Almost everyone agrees that the first Women’s March two years ago was impressive. Hundreds of thousands of women and their supporters marched on Washington, D.C., in the name of human rights, gender and racial equality, and freedom of religion. Recognized as the largest single-day protest in U.S. history, the event came one day after President Donald Trump’s inauguration, and provided the intended counterpoint to the divisiveness engendered by his campaign.
To some, the success of the Women’s March was viewed as a promise of equality for the future. But two years after that historic day, as we stand on the cusp of the next Women’s March — scheduled for Jan. 19, with smaller marches planned in cities across the United States — we see less unity in the cause of equality. That’s not because the goal has changed or that the objective is any less worthy. Rather, it is because the leaders of the Women’s March movement have betrayed the mission of equality by embracing unapologetic anti-Semites like Nation of Islam leader Louis Farrakhan and by betraying a distressing ease in promoting anti-Semitism.
According to Linda Sarsour, one of the march founders and a Palestinian-American pro-BDS activist, one cannot be both a feminist and a Zionist. “You either stand up for the rights of all women, including Palestinians, or none,” she declared. “There’s just no way around it.” But her admonition does not appear to apply when the rights of Jews are involved.
Thus, when Farrakhan referred to Jews as “termites” during a speech in Detroit this past fall, fellow co-founder Tamika Mallory was noticeably silent. Eight months earlier, Mallory attended a Chicago rally at which Farrakhan announced that the “powerful Jews are my enemy,” and that the “Satanic” Jews are “responsible for all of this filth and degenerate behavior that Hollywood is putting out turning men into women and women into men.”

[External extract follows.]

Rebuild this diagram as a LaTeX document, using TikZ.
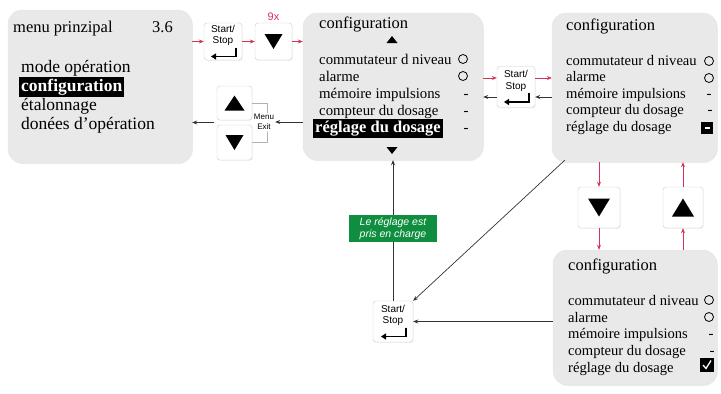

Mallory, who was given a shout-out in Farrakhan’s speech, did not condemn Farrakhan’s remarks. Instead, she doubled down in support of his hateful Jew-baiting and posted an Instagram photo of the two of them with the caption, “Thank God this man is still alive and doing well. He is definitely the … greatest of all time.”
The world has long recognized that the failure to condemn hate speech is to condone it. And the silence of Women’s March leaders in the face of hate speech about Israel and Jews is profoundly disappointing.
Fortunately, not everyone has followed the leaders. Women’s March activists in New Orleans, Chicago, Rhode Island and Florida have either severed ties with the national organization or have canceled their marches. Although those brave women did the right thing, it’s a shame, as the cause of equality will suffer.
On this one, we stand firmly with those who have abandoned the charade of Sarsour, Mallory and friends — self-centered, hate-mongering, hypocritical equality advocates, who don’t want to be infested by Jewish “termites.”